Remember that scene in Aaron Sorkin’s movie, “The American President,” where Michael Douglas has to go on camera and refute some more slings and arrows tossed at him by opponent candidate Bob Rumson, played by Richard Dreyfus? Check out the quote on imdb.com; this one's a favorite.

We've got serious problems, and we need serious people, and if you want to talk about character, Bob, you'd better come at me with more than a burning flag and a membership card. If you want to talk about character and American values, fine. Just tell me where and when, and I'll show up. This is a time for serious people, Bob, and your fifteen minutes are up. My name is Andrew Shepherd, and I am the President.’

And, until November, 2014, Rick Perry is the Governor. The audit is now done on John Sharp’s watch as Texas A&M Chancellor. Now, these audits take almost a year to conduct and even longer to write up, discuss with the parties in place at A&M, negotiate what items stay in the audit report (behind closed doors, yes this does happen), and which ones get filtered out because administration has already shown how controls have been put in place to clarify and correct some things out of whack.

So, what was the point of ordering the audit? Was it standard operating procedure or was it Capitol backlash? What does the future hold in Texas and national politics for Aggies John Sharp and Rick Perry? What do they really want next, from what will likely be the very last political offices or appointments of their employment careers? With what legacy will they each leave Texas A&M and the State of Texas? Which young Aggies do they both mentor today, as they were mentored? Which buildings in the state will bear their names in the future, signifying the contributions each made to their respective positions in office?
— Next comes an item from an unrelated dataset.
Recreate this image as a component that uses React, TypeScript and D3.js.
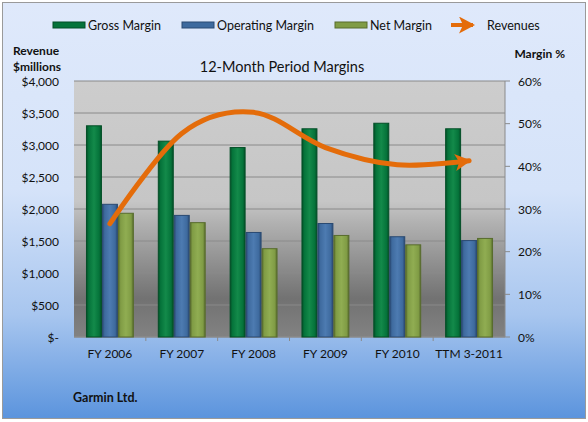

Texas Aggies are as loyal to their school, they believe, as no other students could ever be devoted to their alma mater. Aggies are leaders, to be sure. Aggies are generous, to be sure. Many still believe the Aggie Code of Honor: “Aggies do not lie, cheat, steal, nor tolerate those who do.” Time and likely additional quality investigative reporting from The Eagle’s Allen Reed and other statewide journalists, will reveal the answers to those questions posed…to be sure.